Since December, more than 600 students have been abducted from schools in north-west Nigeria, highlighting a worrying development in the country’s kidnap-for-ransom crisis.

Friday’s kidnapping of 317 students from the Government Girls Science Secondary School in Jangebe, Zamfara state, was the second mass kidnap from schools in less than 10 days. Twenty-seven boys and their teachers who were taken from a school in Kagara, Niger state on 17 February were released on Saturday.

The authorities say recent attacks on schools in the north-west have been carried out by “bandits”, a loose term for kidnappers, armed robbers, cattle rustlers, Fulani herdsmen and other armed militia operating in the region who are largely motivated by money.

Many here believe that a weak security infrastructure and governors who have little control over security in their states – the police and army are controlled by the federal government – and have resorted to paying ransoms, have made mass abductions a lucrative source of income.

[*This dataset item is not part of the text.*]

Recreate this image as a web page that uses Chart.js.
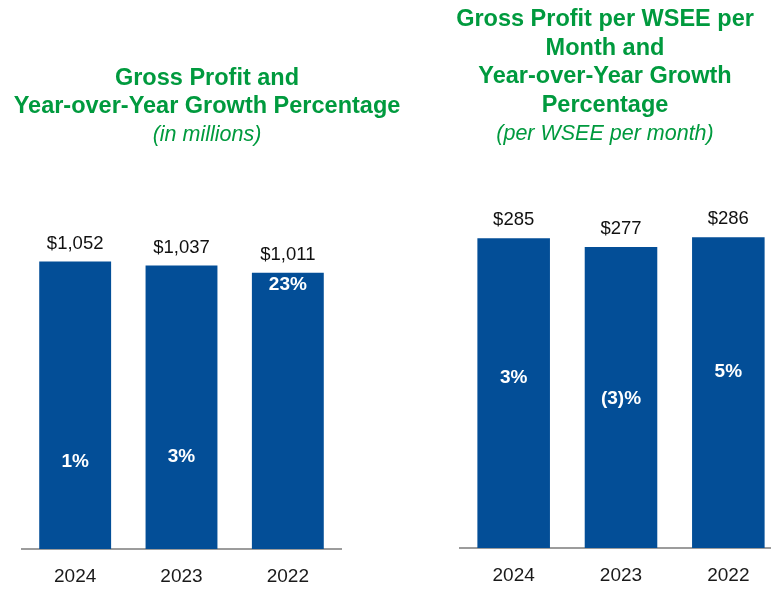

It is an accusation the governors deny. Zamfara governor Bello Matawalle, who in the past has promised “repentant” bandits with houses, money and cars, said people “not comfortable [with his] peace initiative” were sabotaging his efforts to end the crisis.

Until now, kidnap victims have generally been road travellers in Nigeria’s north-west, who pay between $20 and $200,000 for their freedom, but since the well-publicised abduction in 2014 of 276 schoolgirls from Chibok secondary school by Boko Haram Islamist militants in Borno state, more armed groups have resorted to mass abduction of students.